In the case of older men, the question of statutory rape is addressed in the Policy, but where the girl or young woman has conceived after sex with a teacher the Policy should be clearer on legal and disciplinary procedures to sanction the perpetrators. We would also like the Policy to address the question of “informal” reparations, some of a financial nature, which may be adopted by families of the parties involved, to avoid negative repercussions for the perpetrator.

The CSA&G strongly supports the Policy’s approach on stigma, and we argue for intensive programmes to reduce the stigma associated with: teenage sexuality in general; contraceptives, condoms and termination of pregnancy; and pregnancy itself. We believe that many of the “moral anxieties” of parents and communities become focused on young girls, who are expected to be moral gatekeepers. The gendering of morality places an unfair burden on young girls and misses an opportunity to locate teenage pregnancy in a structural analysis.

Finally, we would like to make a case for two forms of media messaging: firstly around positive and affirming stories of teenage parents who succeed and do well, to avoid catastrophisation narratives; and secondly around teenage pregnancy rates, to expose the SA public to the knowledge that these are dropping.

[1] EMERGING EVIDENCE, LESSONS AND PRACTICE IN COMPREHENSIVE SEXUALITY EDUCATION • A GLOBAL REVIEW UNESCO 2015.

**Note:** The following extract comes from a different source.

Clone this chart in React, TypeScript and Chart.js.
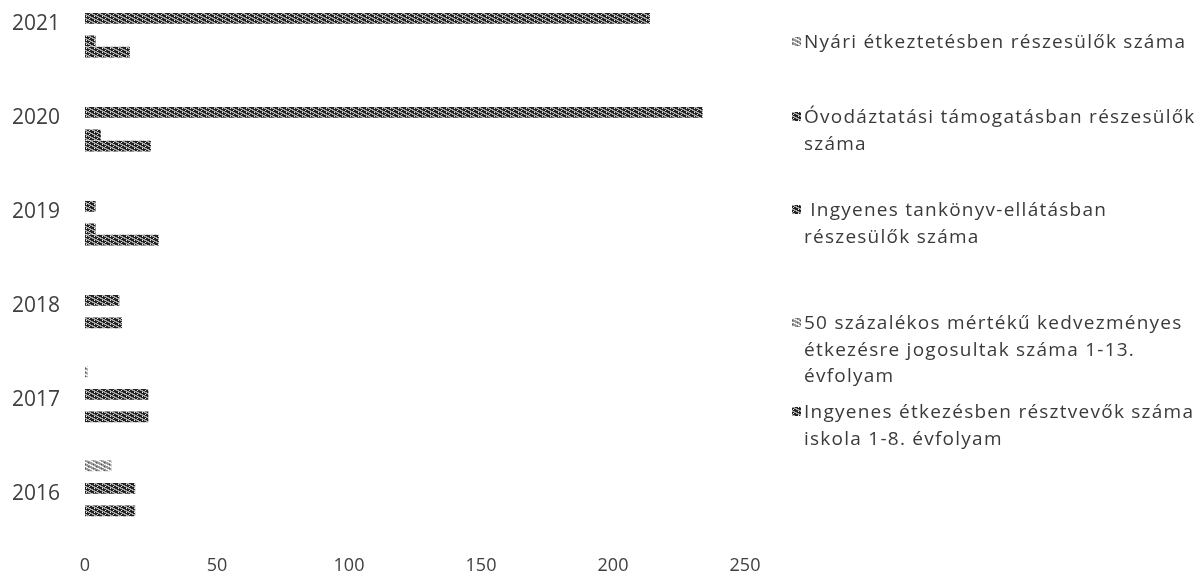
import React, { useEffect, useRef, useMemo } from "react";
import { Chart, registerables } from "chart.js";

Chart.register(...registerables);

// ---- data ----
const years = ["2016", "2017", "2018", "2019", "2020", "2021"];
const nyariEtkeztetes = [10, 1, 0, 0, 0, 0];
const ovodaztatasi = [0, 0, 0, 0, 0, 0];
const tankonyv = [19, 24, 13, 4, 234, 214];
const kedvezmenyes50 = [0, 0, 0, 0, 0, 0];
const ingyenesEtkezes = [19, 24, 14, 4, 6, 4];
const jelmagyarazatNelkul = [0, 0, 0, 28, 25, 17];
const xTickValues = [0, 50, 100, 150, 200, 250];

const legendItems = [
  { lines: ["Nyári étkeztetésben részesülők száma"], kind: "light" },
  { lines: ["Óvodáztatási támogatásban részesülők", "száma"], kind: "dark" },
  { lines: [" Ingyenes tankönyv-ellátásban", "részesülők száma"], kind: "dark" },
  { lines: ["50 százalékos mértékű kedvezményes", "étkezésre jogosultak száma 1-13.", "évfolyam"], kind: "light" },
  { lines: ["Ingyenes étkezésben résztvevők száma", "iskola 1-8. évfolyam"], kind: "dark" },
];
const legendTops = [28, 103, 196, 309, 398];

function makeTile(kind: string): HTMLCanvasElement {
  const c = document.createElement("canvas");
  c.width = 8;
  c.height = 4;
  const g = c.getContext("2d")!;
  if (kind === "dark") {
    g.fillStyle = "#222222";
    g.fillRect(0, 0, 8, 4);
    g.fillStyle = "#a8a8a8";
    g.fillRect(0, 0, 3, 1);
    g.fillRect(2, 1, 3, 1);
    g.fillRect(4, 2, 3, 1);
    g.fillRect(6, 3, 2, 1);
    g.fillRect(0, 3, 1, 1);
    g.fillStyle = "#eeeeee";
    g.fillRect(6, 0, 1, 1);
    g.fillRect(1, 2, 1, 1);
  } else {
    g.fillStyle = "#9a9a9a";
    g.fillRect(0, 0, 8, 4);
    g.fillStyle = "#f2f2f2";
    g.fillRect(0, 0, 3, 1);
    g.fillRect(2, 1, 3, 1);
    g.fillRect(4, 2, 3, 1);
    g.fillRect(6, 3, 2, 1);
    g.fillStyle = "#555";
    g.fillRect(5, 0, 1, 1);
    g.fillRect(0, 2, 1, 1);
  }
  return c;
}

export default function App() {
  const canvasRef = useRef<HTMLCanvasElement | null>(null);
  const tiles = useMemo(() => ({ dark: makeTile("dark"), light: makeTile("light") }), []);
  const tileUrls = useMemo(
    () => ({ dark: tiles.dark.toDataURL(), light: tiles.light.toDataURL() }),
    [tiles]
  );

  useEffect(() => {
    const canvas = canvasRef.current;
    if (!canvas) return;
    const ctx = canvas.getContext("2d")!;
    const dark = ctx.createPattern(tiles.dark, "repeat")!;
    const light = ctx.createPattern(tiles.light, "repeat")!;
    const ds = (label: string, data: number[], fill: CanvasPattern) => ({
      label,
      data,
      backgroundColor: fill,
      borderWidth: 0,
      clip: false as any,
      categoryPercentage: 0.72,
      barPercentage: 0.96,
    });
    const chart = new Chart(canvas, {
      type: "bar",
      data: {
        labels: years,
        datasets: [
          ds("Nyári étkeztetésben részesülők száma", nyariEtkeztetes, light),
          ds("Óvodáztatási támogatásban részesülők száma", ovodaztatasi, dark),
          ds("Ingyenes tankönyv-ellátásban részesülők száma", tankonyv, dark),
          ds("50 százalékos mértékű kedvezményes étkezésre jogosultak száma 1-13. évfolyam", kedvezmenyes50, light),
          ds("Ingyenes étkezésben résztvevők száma iskola 1-8. évfolyam", ingyenesEtkezes, dark),
          ds("", jelmagyarazatNelkul, dark),
        ],
      },
      options: {
        indexAxis: "y",
        animation: false,
        responsive: false,
        maintainAspectRatio: false,
        layout: { padding: { top: 24, right: 457, bottom: 0, left: 0 } },
        plugins: {
          legend: { display: false },
          tooltip: { enabled: false },
        },
        scales: {
          x: {
            min: 0,
            max: 250,
            afterBuildTicks: (s: any) => {
              s.ticks = xTickValues.map((v) => ({ value: v }));
            },
            afterFit: (s: any) => {
              s.height = 86;
              s.paddingLeft = 0;
              s.paddingRight = 0;
            },
            grid: { display: false },
            border: { display: false },
            ticks: {
              padding: 53,
              color: "#404040",
              font: { family: "Open Sans", size: 18 },
            },
          },
          y: {
            reverse: true,
            offset: false,
            grid: { display: false },
            border: { display: false },
            afterFit: (s: any) => {
              s.width = 85;
              s.paddingTop = 0;
              s.paddingBottom = 0;
            },
            ticks: {
              padding: 17,
              color: "#404040",
              font: { family: "Open Sans", size: 21 },
            },
          },
        },
      },
    });
    return () => chart.destroy();
  }, [tiles]);

  return (
    <div style={{ position: "fixed", left: 0, top: 0, width: 1202, height: 580, background: "#fff" }}>
      <canvas ref={canvasRef} width={1202} height={580} style={{ position: "absolute", left: 0, top: 0 }} />
      {legendItems.map((it, i) => (
        <div
          key={i}
          style={{
            position: "absolute",
            left: 804,
            top: legendTops[i],
            fontFamily: "Open Sans",
            fontSize: 19,
            lineHeight: "26.5px",
            letterSpacing: 1.25,
            color: "#3a3a3a",
            whiteSpace: "pre",
          }}
        >
          <span
            style={{
              position: "absolute",
              left: -12,
              top: 9,
              width: 9,
              height: 9,
              backgroundImage: `url(${tileUrls[it.kind as "dark" | "light"]})`,
            }}
          />
          {it.lines.map((l, j) => (
            <div key={j}>{l}</div>
          ))}
        </div>
      ))}
    </div>
  );
}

[2] Nathan C. Lo, Anita Lowe and Eran Bendavid. Health Affairs 35, no.5 (2016):856-863

Abstinence Funding Was Not Associated With Reductions In HIV Risk Behavior In Sub-Saharan Africa

[3] Francis, D. Sexuality education in South Africa: Whose values are we teaching? The Canadian journal of human sexuality 22(2):69-76. October 2013

[4] Glover, J. & Macleod, C. (2016). Rolling out comprehensive sexuality education in South Africa: An overview of research conducted on Life Orientation sexuality education. Unpublished policy brief document, Critical Studies in Sexualities and Reproduction, Rhodes University, Grahamstown.